Postado em 23/07/2019 10:36 - Edição: Marcos Sefrin
A Via Láctea devorou Gaia-Encélado há 10 bilhões de anos, diz estudo liderado por astrônomos espanhóis
A Via Láctea vista do Parque Nacional de Nambung, no oeste da Austrália.Foto NASA/ MICHAEL GOH
Dentro da astronomia existe algo conhecido como “arqueologia galáctica”, explica a astrônoma Carme Gallart, do Instituto de Astrofísica das Canárias (IAC). “Em todas as galáxias, há estrelas quase tão antigas quanto o Universo, que se formou há 13,7 bilhões de anos, e outras mais jovens. Graças a essas estrelas fósseis, podemos reconstruir a história da nossa galáxia”, afirma.
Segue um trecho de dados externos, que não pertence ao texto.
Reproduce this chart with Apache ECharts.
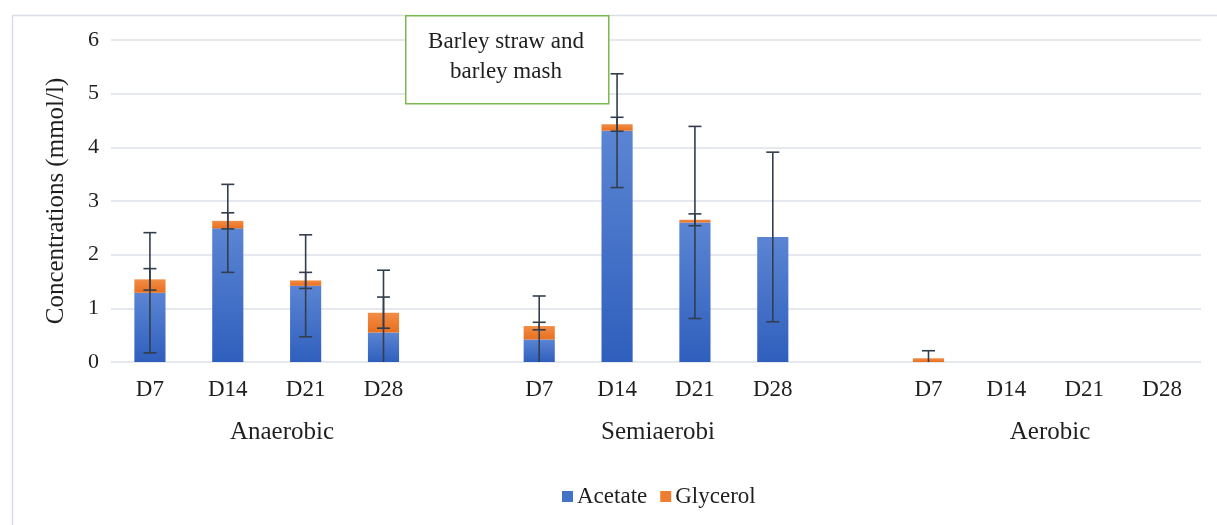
<!DOCTYPE html>
<html>
<head>
<meta charset="utf-8">
<script src="https://cdn.jsdelivr.net/npm/echarts@6/dist/echarts.min.js"></script>
<style>
html,body{margin:0;padding:0;background:#fff;}
#main{width:1217px;height:525px;}
</style>
</head>
<body>
<div id="main"></div>
<script>
// Data
const categories = ['D7','D14','D21','D28','', 'D7','D14','D21','D28','', 'D7','D14','D21','D28'];
const groupLabels = ['Anaerobic', 'Semiaerobi', 'Aerobic'];
const acetate     = [1.29, 2.49, 1.42, 0.55, null, 0.42, 4.31, 2.60, 2.33, null, 0, 0, 0, 0];
const glycerol    = [0.25, 0.14, 0.10, 0.37, null, 0.25, 0.12, 0.05, 0,    null, 0.07, 0, 0, 0];
const acetateErr  = [1.12, 0.82, 0.95, 1.16, null, 0.81, 1.06, 1.79, 1.58, null, 0, 0, 0, 0];
const glycerolErr = [0.20, 0.15, 0.15, 0.29, null, 0.07, 0.13, 0.11, 0,    null, 0.14, 0, 0, 0];
const yTicks = [0, 1, 2, 3, 4, 5, 6];
const boxText = 'Barley straw and\nbarley mash';

const FONT = '"Liberation Serif", "DejaVu Serif", serif';
const TXT = '#1f1f1f';

const chart = echarts.init(document.getElementById('main'), null, {renderer: 'canvas'});

const acetateErrData = acetate.map((v, i) => v == null ? [i, null, null] : [i, v, acetateErr[i]]);
const glycerolErrData = acetate.map((v, i) => v == null ? [i, null, null] : [i, v + glycerol[i], glycerolErr[i]]);

function errRender(params, api) {
  const c = api.value(1), e = api.value(2);
  if (c == null || isNaN(c) || !e) return;
  const idx = api.value(0);
  const hiV = c + e, loV = c - e;
  const hi = api.coord([idx, hiV]);
  const lo = api.coord([idx, Math.max(0, loV)]);
  const half = 6.5;
  const st = {stroke: '#323d4d', lineWidth: 1.6};
  const children = [
    {type: 'line', shape: {x1: hi[0], y1: hi[1], x2: lo[0], y2: lo[1]}, style: st},
    {type: 'line', shape: {x1: hi[0] - half, y1: hi[1], x2: hi[0] + half, y2: hi[1]}, style: st}
  ];
  if (loV >= 0) children.push({type: 'line', shape: {x1: lo[0] - half, y1: lo[1], x2: lo[0] + half, y2: lo[1]}, style: st});
  return {type: 'group', children: children};
}

const blueGrad = new echarts.graphic.LinearGradient(0, 0, 0, 1, [
  {offset: 0, color: '#5b85d3'}, {offset: 1, color: '#2f5fbd'}]);
const orangeGrad = new echarts.graphic.LinearGradient(0, 0, 0, 1, [
  {offset: 0, color: '#f28c45'}, {offset: 1, color: '#e8701f'}]);

const option = {
  backgroundColor: '#ffffff',
  animation: false,
  textStyle: {fontFamily: FONT},
  grid: {left: 111, right: 16, top: 40, bottom: 163, containLabel: false},
  legend: {
    bottom: 12, left: 557,
    itemWidth: 11, itemHeight: 11, itemGap: 13,
    icon: 'rect',
    textStyle: {fontFamily: FONT, fontSize: 23, color: TXT, padding: [0, 0, 0, -1]},
    data: [{name: 'Acetate', itemStyle: {color: '#4472c4'}}, {name: 'Glycerol', itemStyle: {color: '#ed7d31'}}]
  },
  xAxis: {
    type: 'category',
    data: categories,
    axisLine: {show: false},
    axisTick: {show: false},
    axisLabel: {fontFamily: FONT, fontSize: 23, color: TXT, margin: 16, interval: 0}
  },
  yAxis: {
    type: 'value',
    min: yTicks[0], max: yTicks[yTicks.length - 1], interval: 1,
    name: 'Concentrations (mmol/l)',
    nameLocation: 'middle', nameGap: 42, nameRotate: 90,
    nameTextStyle: {fontFamily: FONT, fontSize: 25, color: TXT},
    axisLine: {show: false},
    axisTick: {show: false},
    axisLabel: {fontFamily: FONT, fontSize: 22, color: TXT, margin: 12},
    splitLine: {lineStyle: {color: '#dde0e8', width: 1.5}}
  },
  series: [
    {name: 'Acetate', type: 'bar', stack: 's', data: acetate, barCategoryGap: '60%',
     itemStyle: {color: blueGrad}},
    {name: 'Glycerol', type: 'bar', stack: 's', data: glycerol,
     itemStyle: {color: orangeGrad}},
    {name: 'errA', type: 'custom', renderItem: errRender, data: acetateErrData,
     encode: {x: 0, y: 1}, z: 10, clip: true, tooltip: {show: false}},
    {name: 'errG', type: 'custom', renderItem: errRender, data: glycerolErrData,
     encode: {x: 0, y: 1}, z: 10, clip: true, tooltip: {show: false}}
  ],
  graphic: [
    {type: 'rect', left: 10, top: 13, shape: {width: 1400, height: 700},
     style: {fill: 'none', stroke: '#dadde6', lineWidth: 1.5}, silent: true, z: -1},
    {type: 'rect', left: 405, top: 15, shape: {width: 203, height: 88},
     style: {fill: '#ffffff', stroke: '#7cb850', lineWidth: 1.5}, z: 20},
    {type: 'text', x: 506, y: 57, z: 21,
     style: {text: boxText, font: '23px ' + FONT, fill: TXT, align: 'center', verticalAlign: 'middle', lineHeight: 30}},
    {type: 'text', x: 282, y: 432, z: 21,
     style: {text: groupLabels[0], font: '25px ' + FONT, fill: TXT, align: 'center', verticalAlign: 'middle'}},
    {type: 'text', x: 658, y: 432, z: 21,
     style: {text: groupLabels[1], font: '25px ' + FONT, fill: TXT, align: 'center', verticalAlign: 'middle'}},
    {type: 'text', x: 1050, y: 432, z: 21,
     style: {text: groupLabels[2], font: '25px ' + FONT, fill: TXT, align: 'center', verticalAlign: 'middle'}}
  ]
};
chart.setOption(option);
</script>
</body>
</html>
A equipe de Gallart analisou a cor e a intensidade de um milhão de estrelas num raio de 6.500 anos-luz (mais de um trilhão de quilômetros) cuja distância à Terra foi medida de forma precisa pela missão Gaia da Agência Espacial Europeia. Os pesquisadores se concentraram em duas populações de estrelas que estão no halo galáctico – a descomunal esfera que envolve o disco aplainado da Via Láctea, onde orbitam muitas de suas estrelas, incluindo o Sol. No halo existem dois grupos estelares: um de astros azuis e brilhantes; e outro mais vermelho e tênue. Os cientistas usaram modelos de evolução estelar para calcular sua idade. As conclusões, publicadas nesta segunda-feira na revista Nature Astronomy, revelam os detalhes de um episódio muito pouco conhecido na história da nossa galáxia.
A cor e a concentração de elementos pesados das estrelas estudadas indicam que cada grupo provém de uma galáxia diferente. As estrelas vermelhas nasceram na Via Láctea primitiva há cerca de 13 bilhões de anos. As azuis surgiram mais ou menos na mesma época, mas em Gaia-Encélado, uma galáxia anã cerca de quatro vezes menor. Há uns 10 bilhões de anos, ambas as galáxias colidiram de forma violenta, e a maior engoliu a menor. Muitas das estrelas de Gaia-Encédalo passaram a viajar sem ordem aparente pelo halo galáctico da Via Láctea, junto com uma população menor de estrelas autóctones. As duas populações – os fósseis que contam essa história – continuam sendo claramente identificáveis.
Representação do céu noturno da Terra dentro de 3,7 bilhões de anos, com a galáxia de Andrômeda, à esquerda, e a Via Láctea. NASA
“No início da vida no Universo, essas colisões eram muito frequentes e permitiram que as galáxias aumentassem de tamanho até alcançarem dimensões como as que vemos hoje”, diz Gallart. “A Via Láctea provavelmente viveu dezenas ou centenas de fusões, mas essa é a maior já detectada.”
“O estudo é muito interessante e ajuda muito a entender como foi o impacto entre a Via Láctea primitiva e Gaia-Encédalo”, afirma Amina Helmi, professora do Instituto Astronômico Kapteyn da Universidade de Groningen (Holanda), cuja equipe propôs pela primeira vez, no ano passado, a existência dessa galáxia anã e a colisão com a nossa, embora sem poder determinar quando isso aconteceu.
Esse ato de canibalismo cósmico teve efeitos benéficos. A formação de estrelas em Gaia-Encélado foi interrompida completamente após ela ser engolida, mas na Via Láctea houve um ressurgimento de novas estrelas que durou até cerca de 6 bilhões de anos atrás. Isso não quer dizer que novos astros tenham deixado de nascer depois disso. Há uns 4,5 bilhões de anos, nasceu uma estrela anã amarela – e ao redor dela os oito planetas do Sistema Solar. Em um desses planetas, a Terra, surgiu vida pela primeira vez há mais de 3 bilhões de anos. É interessante pensar, diz Gallart, que as fósseis que ela estudou “tiveram duas vezes mais tempo que o nosso Sistema Solar para formar vida e, possivelmente, seres inteligentes”.
E há um dado ainda mais esclarecedor: no Universo há cerca de 200 bilhões de galáxias onde algo parecido ocorreu ou esteja a ponto de ocorrer. De fato, em pouco menos de 10 bilhões de anos, nossa galáxia se fundirá com Andrômeda, outra galáxia gigante próxima.